Rule 12 says that you should aim to own N+1 bikes, where N is the number you have now. While that's completely tongue-in-cheek, there's some merit to having gear fit for purpose.
For example I have a fast road bike, which is uncomfortable in the rain and useless for carrying stuff. I also have a 20" folder with carriers and mudguards/fenders, which is okay for moving things, towing a trailer, and works well in the rain.
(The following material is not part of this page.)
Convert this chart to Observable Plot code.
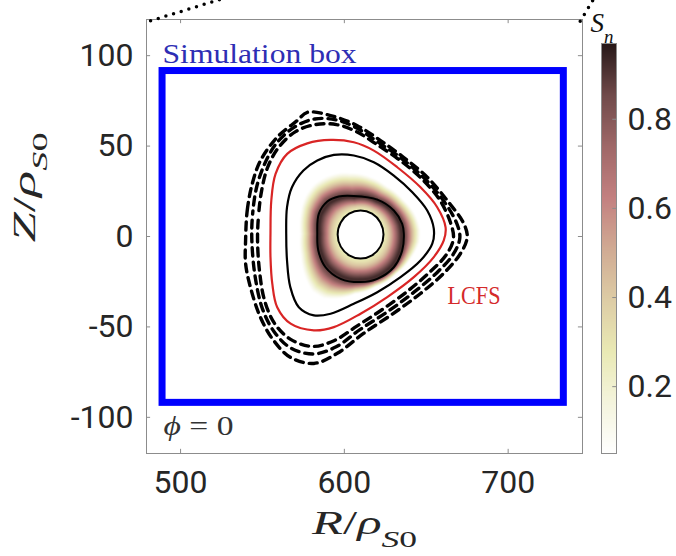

But fast it is not.
The advantages of multiple bikes is flexibility
- Each can be set up for specific types of riding
- You can have a dedicated rain bike without having to add stuff
- Spare bike to ride if one is down for some reason
- Spare bike to offer to other people if they visit
The disadvantages are
- Extra cost - bikes aren't as expensive as cars, but aren't generally free either.
- Storage space - you can only ride one at a time, the rest will be stored somewhere.
- Upkeep - more bikes means more things to maintain and service, but your mileage is spread over more things.
- Records - you will need to keep better records over what was changed when, and how much mileage a bike has done. I use strava for this.
In your case, the bike might be "over the recommended load" but you're working on that BY riding.
If you find that the bike is not performing to your needs then an additional/replacement bike might help. This is different from you not performing as expected!
What would a fatbike do for you that your current bike doesn't? It would likely go slower, weigh more, be harder to climb grades, and tubes/tyres are expensive. On the plus side it would "float" over sand snow and loose dirt better, but it is not necessarily going to be any stronger or tougher than your existing bike.
You're only 20 kilos heavier than me, and you've already uprated the rear wheel. I'd suggest riding it while you work on your fitness, and plan on a replacement bike in a couple years.